WRITTEN REQUEST >>
Return a copy of every line in the records that includes the word "this".

Code that draws figures >>
━━━━━━━━━━━━━━━━━━━━
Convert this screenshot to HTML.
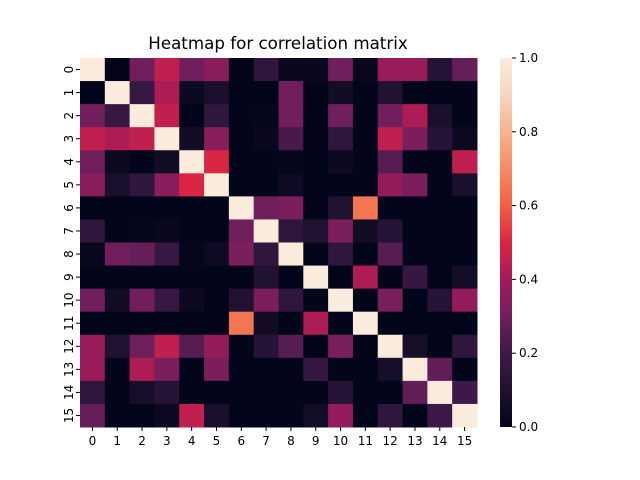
<!DOCTYPE html>
<html><head><meta charset="utf-8"><style>body{margin:0;background:#fff}svg{display:block;font-family:"DejaVu Sans","Liberation Sans",sans-serif}</style></head>
<body>
<svg id="c" width="640" height="480">
<defs><linearGradient id="cg" x1="0" y1="1" x2="0" y2="0"></linearGradient></defs>
<text x="278" y="49" text-anchor="middle" font-size="16.7">Heatmap for correlation matrix</text>
</svg>
<script>
const labels=["0","1","2","3","4","5","6","7","8","9","10","11","12","13","14","15"];
const row0=[1,0,.3,.45,.3,.35,0,.15,.02,.02,.3,.02,.38,.38,.12,.28];
const row1=[0,1,.18,.42,.03,.08,0,0,.3,0,.05,0,.1,0,0,0];
const row2=[.3,.18,1,.45,0,.15,0,.01,.3,0,.3,0,.3,.42,.08,0];
const row3=[.45,.42,.45,1,.05,.35,0,.02,.22,0,.15,0,.45,.32,.12,.03];
const row4=[.3,.03,0,.05,1,.5,0,0,.01,0,.03,0,.25,0,0,.45];
const row5=[.35,.08,.15,.35,.5,1,0,0,.04,0,0,0,.37,.32,0,.08];
const row6=[0,0,0,0,0,0,1,.3,.32,0,.1,.65,0,0,0,0];
const row7=[.15,0,.01,.02,0,0,.3,1,.15,.1,.32,.05,.12,0,0,0];
const row8=[.02,.3,.28,.18,.01,.04,.32,.15,1,0,.15,0,.25,0,0,0];
const row9=[0,0,0,0,0,0,0,.1,0,1,0,.42,0,.17,0,.06];
const row10=[.3,.05,.3,.18,.03,0,.1,.32,.15,0,1,0,.32,0,.12,.37];
const row11=[0,0,0,0,0,0,.65,.05,0,.42,0,1,0,0,0,0];
const row12=[.38,.1,.3,.45,.25,.37,0,.12,.25,0,.32,0,1,.07,0,.15];
const row13=[.38,0,.42,.32,0,.32,0,0,0,.17,0,0,.07,1,.27,0];
const row14=[.15,0,.07,.12,0,0,0,0,0,0,.12,0,0,.27,1,.2];
const row15=[.28,0,0,.03,.45,.08,0,0,0,.06,.37,0,.15,0,.2,1];
const matrix=[row0,row1,row2,row3,row4,row5,row6,row7,row8,row9,row10,row11,row12,row13,row14,row15];
const cbTicks=[0,0.2,0.4,0.6,0.8,1.0];
const stops=[[0,[3,5,26]],[.1,[32,18,48]],[.2,[62,25,72]],[.3,[112,31,92]],[.4,[163,26,90]],[.5,[218,38,68]],[.6,[241,95,67]],[.7,[245,140,99]],[.8,[246,180,143]],[.9,[248,214,190]],[1,[250,235,221]]];
function cmap(v){v=Math.max(0,Math.min(1,v));for(let i=1;i<stops.length;i++){if(v<=stops[i][0]){const a=stops[i-1],b=stops[i],t=(v-a[0])/(b[0]-a[0]);return 'rgb('+a[1].map((c,k)=>Math.round(c+(b[1][k]-c)*t)).join(',')+')';}}return 'rgb(250,235,221)';}
const NS="http://www.w3.org/2000/svg",svg=document.getElementById('c');
const X0=80,X1=477,Y0=58,Y1=427,n=labels.length,cw=(X1-X0)/n,ch=(Y1-Y0)/n;
const xs=i=>X0+i*cw, ys=j=>Y0+j*ch;
function mk(t,a){const e=document.createElementNS(NS,t);for(const k in a)e.setAttribute(k,a[k]);svg.appendChild(e);return e;}
matrix.forEach((r,j)=>r.forEach((v,i)=>{
 const e=mk('rect',{x:xs(i),y:ys(j),width:cw+0.5,height:ch+0.5,fill:cmap(v)});
 
 
}));
labels.forEach((l,i)=>{
 const t=mk('line',{x1:xs(i)+cw/2,x2:xs(i)+cw/2,y1:Y1,y2:Y1+4,stroke:'#000'});
 
 
 const tx=mk('text',{x:xs(i)+cw/2,y:Y1+18,'text-anchor':'middle','font-size':12});tx.textContent=l;
 
 
 const yt=mk('line',{x1:X0-4,x2:X0,y1:ys(i)+ch/2,y2:ys(i)+ch/2,stroke:'#000'});
 
 
 const ty=mk('text',{x:0,y:0,'text-anchor':'middle','font-size':12,transform:`translate(${X0-11},${ys(i)+ch/2}) rotate(-90) translate(0,4)`});ty.textContent=l;
 
 
});
const g=document.getElementById('cg');
for(let k=0;k<=20;k++){const s=document.createElementNS(NS,'stop');s.setAttribute('offset',k/20);s.setAttribute('stop-color',cmap(k/20));g.appendChild(s);}
const CX=500,CW=12;
const cb=mk('rect',{x:CX,y:Y0,width:CW,height:Y1-Y0,fill:'url(#cg)'});


cbTicks.forEach(v=>{
 const y=Y1-v*(Y1-Y0);
 const t=mk('line',{x1:CX+CW,x2:CX+CW+4,y1:y,y2:y,stroke:'#000'});
 
 
 const tx=mk('text',{x:CX+CW+7,y:y+4,'font-size':12});tx.textContent=v.toFixed(1);
 
 
});
</script>
</body></html>
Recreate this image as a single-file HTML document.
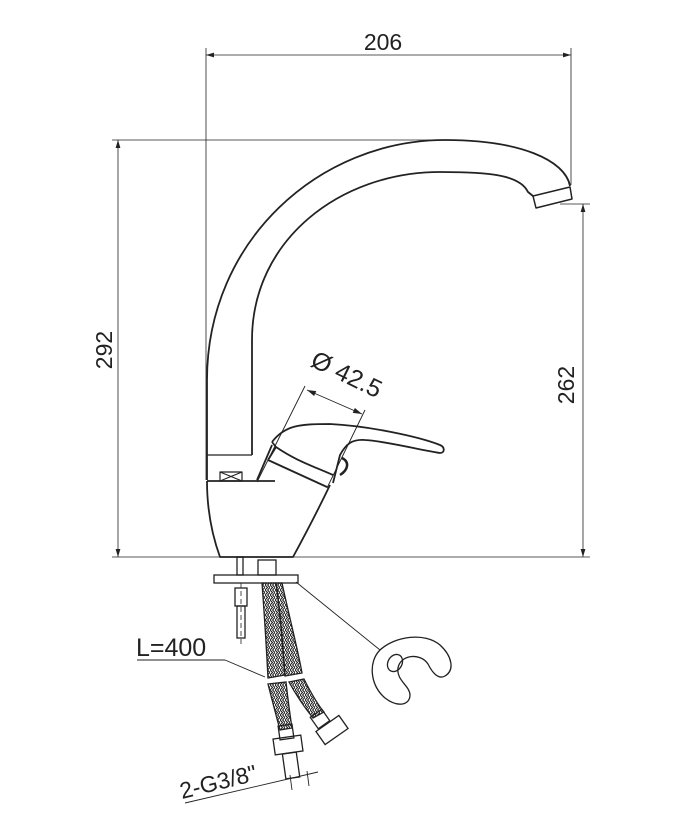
<!DOCTYPE html>
<html><head><style>
body{margin:0;background:#fff}
svg{display:block}
text{font-family:"Liberation Sans",sans-serif;fill:#222}
</style></head><body>
<svg width="678" height="832" viewBox="0 0 678 832" xmlns="http://www.w3.org/2000/svg">
<defs>
<marker id="a" viewBox="0 0 10 6" refX="10" refY="3" markerWidth="10" markerHeight="6" orient="auto-start-reverse"><path d="M0,0L10,3L0,6z" fill="#222"/></marker>
<pattern id="br" width="5" height="5" patternUnits="userSpaceOnUse"><path d="M0,0L2.5,2.5L0,5M2.5,0L5,2.5L2.5,5" stroke="#222" stroke-width="1.1" fill="none"/></pattern>
</defs>
<g stroke="#222" fill="none" stroke-width="0.8">
<line x1="206" y1="48" x2="206" y2="480"/>
<line x1="571" y1="48" x2="571" y2="185"/>
<line x1="206" y1="55" x2="571" y2="55" marker-start="url(#a)" marker-end="url(#a)"/>
<line x1="112" y1="140" x2="440" y2="140"/>
<line x1="118" y1="140" x2="118" y2="557" marker-start="url(#a)" marker-end="url(#a)"/>
<line x1="112" y1="557" x2="590" y2="557"/>
<line x1="560" y1="204" x2="590" y2="204"/>
<line x1="583" y1="204" x2="583" y2="557" marker-start="url(#a)" marker-end="url(#a)"/>
</g>
<text x="383" y="50" font-size="23" text-anchor="middle">206</text>
<text transform="translate(112,350) rotate(-90)" font-size="23" text-anchor="middle">292</text>
<text transform="translate(574,385) rotate(-90)" font-size="23" text-anchor="middle">262</text>
<text transform="translate(343,382) rotate(26)" font-size="25" text-anchor="middle">Ø 42.5</text>
<g stroke="#222" fill="none" stroke-width="1.8" stroke-linejoin="round">
<path d="M207,480 L207,380 C207,240 320,140 445,140 C520,140 565,160 570,186"/>
<path d="M252,455 L252,340 C252,240 340,172 440,172 C490,172 520,175 528,192 L533,196"/>
<path d="M533,196 L570,187 L572,199 L536,208 Z" stroke-width="1.5"/>
<path d="M207,455 L252,455" stroke-width="1.2"/>
<rect x="220" y="472" width="22" height="9" stroke-width="1.2"/>
<path d="M220,472 L242,481 M242,472 L220,481" stroke-width="1"/>
<path d="M207,481 L275,481"/>
<path d="M207,481 C207,510 212,535 220,557 L293,557 C305,535 318,510 330,485"/>
<path d="M257,480 L272,445"/>
<path d="M272,442 C285,425 300,424 330,424 C370,426 420,437 440,445 C445,447 445,453 440,453 C420,450 385,441 365,440 C352,439 346,444 340,455 L333,483"/>
<path d="M272,442 L276,447 C295,460 310,465 333,475"/>
<path d="M268,460 L327,487"/>
<path d="M276,447 L268,460"/>
<path d="M342,458 C350,462 348,470 340,475" stroke-width="2.5"/>
</g>
<g stroke="#222" fill="none" stroke-width="0.9">
<line x1="305" y1="386" x2="257" y2="482"/>
<line x1="365" y1="410" x2="327" y2="488"/>
<line x1="307" y1="390" x2="362" y2="414" marker-start="url(#a)" marker-end="url(#a)"/>
</g>
<g stroke="#222" fill="none" stroke-width="1.3">
<rect x="237" y="557" width="6" height="18"/>
<rect x="258" y="560" width="18" height="15"/>
<rect x="214" y="575" width="84" height="8"/>
<rect x="235" y="588" width="12" height="18"/>
<rect x="237" y="606" width="8" height="32"/>
<line x1="241" y1="583" x2="241" y2="645" stroke-dasharray="5,3" stroke-width="0.8"/>
<path d="M262,583 L276,583 C280,610 282,635 285,675 L268,678 C266,640 264,610 262,583Z" fill="url(#br)"/>
<path d="M276,583 L282,583 C290,620 298,650 302,673 L285,676 C282,640 280,610 276,583Z" fill="url(#br)"/>
<path d="M268,684 L286,682 C288,700 290,715 292,728 L280,730 C276,715 272,700 268,684Z" fill="url(#br)"/>
<path d="M289,682 L304,679 C312,695 318,705 324,712 L313,718 C305,708 296,695 289,682Z" fill="url(#br)"/>
<rect x="279" y="725" width="14" height="14" transform="rotate(-8 286 732)"/>
<rect x="274" y="737" width="28" height="16" transform="rotate(-8 288 745)"/>
<rect x="284" y="753" width="14" height="25" transform="rotate(-8 291 765)"/>
<rect x="313" y="712" width="14" height="14" transform="rotate(-35 320 719)"/>
<rect x="318" y="722" width="28" height="16" transform="rotate(-35 332 730)"/>
<path d="M380,650 C395,636 425,632 440,645 C452,656 455,670 445,676 C438,680 432,672 428,664 C420,652 400,655 398,668 C396,680 410,686 410,695 C410,705 398,708 385,698 C370,685 368,662 380,650Z"/>
<ellipse cx="395" cy="663" rx="7" ry="9" transform="rotate(30 395 663)"/>
</g>
<g stroke="#222" fill="none" stroke-width="0.9">
<line x1="296" y1="582" x2="380" y2="650"/>
<line x1="137" y1="660" x2="225" y2="660"/>
<line x1="225" y1="660" x2="265" y2="677"/>
<line x1="185" y1="803" x2="318" y2="772"/>
<line x1="290" y1="775" x2="292" y2="790"/>
<line x1="307" y1="771" x2="309" y2="786"/>
</g>
<text x="136" y="656" font-size="25">L=400</text>
<text transform="translate(182,799) rotate(-14)" font-size="23">2-G3/8"</text>
</svg>
</body></html>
━━━━━━━━━━━━━━━━━━━━
ANSWER IN FULL >>
Convert this screenshot to HTML.
Recreate this image as a single-file HTML document.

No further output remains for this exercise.